Thursday, November 18, 2010

Conscience Your Vote

Dear Children:

I was struck by something Mr. Bush said the other day. He was flogging his memoir. Matt Lauer asked him about his views on torture. Mr. Bush said he consulted lawyers on the question of whether waterboarding was legal. He was assured waterboarding is legal. Khalid Sheik Mohammed and Abu Zubaydah were tortured. That was the end of it. Lauer dropped the subject.

The thing is, you know, something’s missing. The first step to such a decision is to determine what one believes. That must have been what happened. He decided what he wanted to do and then he consulted the lawyers. Surely he didn’t go to a lawyer to find out what he believed or what he wanted to do. Right? Who asks a lawyer about what one should believe?

As Pogo Possum said to Porky Pine, “We have met the enemy and he is us”.

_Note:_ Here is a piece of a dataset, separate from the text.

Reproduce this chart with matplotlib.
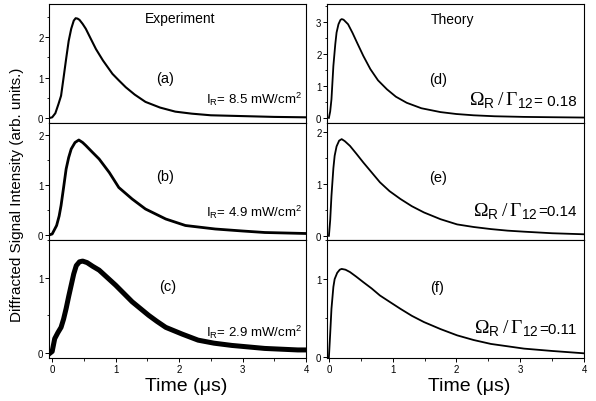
import matplotlib
matplotlib.use('Agg')
import matplotlib.pyplot as plt
from matplotlib.ticker import MultipleLocator

plt.rcParams['font.family'] = ['Liberation Sans', 'DejaVu Sans']
plt.rcParams['mathtext.fontset'] = 'custom'
plt.rcParams['mathtext.rm'] = 'Liberation Serif'
plt.rcParams['mathtext.sf'] = 'Liberation Sans'

# ---- experiment (left column) ----
t_a = [-0.05, 0.0, 0.05, 0.1, 0.14, 0.18, 0.22, 0.26, 0.3, 0.34, 0.37, 0.4, 0.43,
       0.48, 0.53, 0.6, 0.69, 0.8, 0.95, 1.05, 1.16, 1.3, 1.47, 1.7, 1.94, 2.2,
       2.5, 3.0, 3.5, 4.0]
y_a = [0.0, 0.02, 0.12, 0.35, 0.55, 1.0, 1.46, 1.9, 2.2, 2.4, 2.46, 2.45, 2.42,
       2.32, 2.2, 1.98, 1.7, 1.42, 1.09, 0.93, 0.76, 0.58, 0.40, 0.26, 0.16, 0.11,
       0.07, 0.05, 0.03, 0.02]

t_b = [-0.05, 0.0, 0.07, 0.11, 0.14, 0.18, 0.22, 0.26, 0.3, 0.36, 0.42, 0.48, 0.53,
       0.63, 0.74, 0.9, 1.05, 1.26, 1.47, 1.79, 2.1, 2.57, 3.0, 3.35, 4.0]
y_b = [0.0, 0.02, 0.19, 0.38, 0.59, 0.95, 1.32, 1.55, 1.72, 1.85, 1.9, 1.85, 1.79,
       1.66, 1.52, 1.25, 0.95, 0.72, 0.52, 0.32, 0.19, 0.12, 0.08, 0.05, 0.03]

t_c = [-0.03, 0.0, 0.04, 0.09, 0.14, 0.18, 0.22, 0.26, 0.3, 0.34, 0.38, 0.43, 0.48,
       0.55, 0.64, 0.74, 0.87, 1.0, 1.13, 1.26, 1.39, 1.52, 1.65, 1.79, 2.05, 2.3,
       2.55, 2.83, 3.35, 3.87, 4.0]
y_c = [0.0, 0.02, 0.19, 0.27, 0.34, 0.45, 0.59, 0.75, 0.9, 1.05, 1.16, 1.21, 1.22,
       1.2, 1.15, 1.1, 1.0, 0.9, 0.79, 0.68, 0.59, 0.5, 0.42, 0.34, 0.25, 0.17,
       0.13, 0.1, 0.06, 0.04, 0.04]

# ---- theory (right column) ----
t_d = [0.0, 0.02, 0.04, 0.07, 0.1, 0.12, 0.15, 0.18, 0.2, 0.23, 0.26, 0.3, 0.37,
       0.44, 0.54, 0.65, 0.77, 0.91, 1.05, 1.22, 1.45, 1.75, 2.0, 2.27, 2.6, 3.06,
       3.5, 4.0]
y_d = [0.0, 0.2, 0.58, 1.62, 2.3, 2.66, 2.92, 3.05, 3.08, 3.06, 3.0, 2.92, 2.65,
       2.35, 1.93, 1.52, 1.17, 0.89, 0.66, 0.47, 0.3, 0.18, 0.12, 0.08, 0.05, 0.03,
       0.02, 0.01]

t_e = [0.0, 0.02, 0.04, 0.07, 0.09, 0.12, 0.16, 0.2, 0.25, 0.33, 0.43, 0.54, 0.67,
       0.8, 0.95, 1.12, 1.3, 1.49, 1.75, 2.01, 2.27, 2.54, 2.8, 3.06, 3.5, 4.0]
y_e = [0.0, 0.3, 0.77, 1.3, 1.54, 1.72, 1.83, 1.86, 1.82, 1.73, 1.58, 1.41, 1.22,
       1.03, 0.86, 0.71, 0.57, 0.45, 0.32, 0.22, 0.17, 0.13, 0.1, 0.08, 0.05, 0.03]

t_f = [0.0, 0.02, 0.04, 0.07, 0.09, 0.13, 0.17, 0.2, 0.26, 0.33, 0.43, 0.54, 0.67,
       0.8, 0.95, 1.12, 1.3, 1.49, 1.75, 2.01, 2.27, 2.54, 2.8, 3.06, 3.5, 4.0]
y_f = [0.0, 0.3, 0.62, 0.9, 1.0, 1.08, 1.12, 1.13, 1.12, 1.09, 1.03, 0.96, 0.88,
       0.79, 0.71, 0.62, 0.53, 0.45, 0.36, 0.28, 0.22, 0.17, 0.14, 0.11, 0.08, 0.05]

labels_left = ['(a)', '(b)', '(c)']
labels_right = ['(d)', '(e)', '(f)']
intensity = ['8.5', '4.9', '2.9']
ratio = ['= 0.18', '=0.14', '=0.11']

fig = plt.figure(figsize=(5.96, 4.02), dpi=100, facecolor='w')

W, H = 596.0, 402.0
rows = [(5, 124), (124, 241), (241, 359)]
cols = [(49, 306), (327, 584)]

def make_ax(col, row):
  x0, x1 = cols[col]
  y0, y1 = rows[row]
  ax = fig.add_axes([x0 / W, 1 - y1 / H, (x1 - x0) / W, (y1 - y0) / H])
  for s in ax.spines.values():
    s.set_linewidth(0.8)
  ax.xaxis.set_major_locator(MultipleLocator(1))
  ax.xaxis.set_minor_locator(MultipleLocator(0.5))
  ax.yaxis.set_major_locator(MultipleLocator(1))
  ax.yaxis.set_minor_locator(MultipleLocator(0.5))
  ax.tick_params(which='major', direction='out', length=3, width=0.7,
                 labelsize=7, pad=1)
  ax.tick_params(which='minor', direction='out', length=1.8, width=0.6)
  if row < 2:
    ax.tick_params(axis='x', labelbottom=False)
  return ax

exp_t = [t_a, t_b, t_c]
exp_y = [y_a, y_b, y_c]
exp_lw = [1.5, 2.0, 3.6]
exp_ylim = [(-0.12, 2.81), (-0.1, 2.24), (-0.067, 1.5)]
lab_pos_l = [(0.451, 0.378), (0.451, 0.547), (0.463, 0.61)]
ir_pos = [0.21, 0.248, 0.229]

th_t = [t_d, t_e, t_f]
th_y = [y_d, y_e, y_f]
th_ylim = [(-0.16, 3.55), (-0.08, 2.17), (-0.01, 1.5)]
lab_pos_r = [(0.432, 0.37), (0.432, 0.538), (0.428, 0.60)]
om_base = [0.155, 0.21, 0.215]

for i in range(3):
  ax = make_ax(0, i)
  ax.plot(exp_t[i], exp_y[i], color='black', lw=exp_lw[i],
          solid_joinstyle='round')
  ax.set_xlim(-0.05, 4.0)
  ax.set_ylim(exp_ylim[i])
  ax.text(lab_pos_l[i][0], lab_pos_l[i][1], labels_left[i], transform=ax.transAxes,
          ha='center', va='center', fontsize=10.5)
  ax.text(0.985, ir_pos[i], r'I$_{\mathsf{R}}$= ' + intensity[i] + r' mW/cm$^{\mathsf{2}}$',
          transform=ax.transAxes, ha='right', va='center', fontsize=9.5)
  if i == 0:
    ax.text(0.51, 0.88, 'Experiment', transform=ax.transAxes,
            ha='center', va='center', fontsize=10)

  ax = make_ax(1, i)
  ax.plot(th_t[i], th_y[i], color='black', lw=1.3)
  ax.set_xlim(-0.03, 4.0)
  ax.set_ylim(th_ylim[i])
  ax.text(lab_pos_r[i][0], lab_pos_r[i][1], labels_right[i], transform=ax.transAxes,
          ha='center', va='center', fontsize=10.5)
  num = ax.text(0.97, om_base[i], ratio[i], transform=ax.transAxes,
                ha='right', va='baseline', fontsize=11)
  ax.annotate(r'$\Omega_{\mathsf{R}}\,/\,\Gamma_{\mathsf{12}}$',
              xy=(0, om_base[i]), xycoords=(num, 'axes fraction'),
              ha='right', va='baseline', fontsize=14)
  if i == 0:
    ax.text(0.49, 0.874, 'Theory', transform=ax.transAxes,
            ha='center', va='center', fontsize=10)

fig.text(186 / W, 1 - 387 / H, u'Time (\u03bcs)', ha='center', va='center', fontsize=14)
fig.text(469 / W, 1 - 387 / H, u'Time (\u03bcs)', ha='center', va='center', fontsize=14)
fig.text(17 / W, 1 - 195 / H, 'Diffracted Signal Intensity (arb. units.)',
         rotation=90, ha='center', va='center', fontsize=11)

fig.savefig('out.png', dpi=100)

We do ask lawyers to get our beliefs straight. We do ask scientists to inform our religious impulses.. We do learn how to act from television and the movies. Famous people are called celebrities. We do ask politicians to frame, if not proscribe, our ideals. Honestly, it is easier to have someone or an institution tell us what to believe and how to comport ourselves.

The alternative is a stony, narrow and uphill path.

Think of that as the challenge for the 112th Congress. It has begun already as members have been asked to take the pledge on earmarks. Earmarks are what we used to call Private Bills. They are public projects for which only one member has any interest. Many of these projects are bundled together as a package with an agreement that all other members support one another. Neat.

That’s what Members of Congress are sent to do – get federal dollars flowing back to the home district. The pledge and the reality are irreconcilable.

There is a related practice on the revenue side. An industry or a single corporation cozies up to a Congressman and suggests that a tax break would sure be nice. That tax break is cooked up and packaged with other such tax breaks across the country and codified with the same sort of connivance employed with earmarks. No wonder our active tax code is nearly 72thousand pages long.

None of this is to say that all earmarks are pork and all tax loopholes are corrupt. One man’s pork is another’s essential service. One woman’s tax exemption is another’s quest for fairness. Earmarks initially funded national parks, laboratories, museums and lots of specialized university study. Governing is a tricky business.

We make a case here for the de-demonizing of the other guy. When you think about it earmarks and tax exemptions are a deeply democratic mechanism that embodies the sort of horse-trading we call bipartisanship. It is by no means perfect but it does have that effect. Just don’t get all worked up over the sanctimony that surrounds this debate.

Still, earmarks amount to about $15billion and, we guess, tax exemptions are on the same order of magnitude. In FY 2010 we spent about $138.6billion on the wars in Iraq and Afghanistan if you need further perspective.

My guess is that the lawyers will figure out a way to fund earmarks and generate tax loopholes some other way. Let's just hope the Congress acts out of an obvious set of beliefs as it proceeds.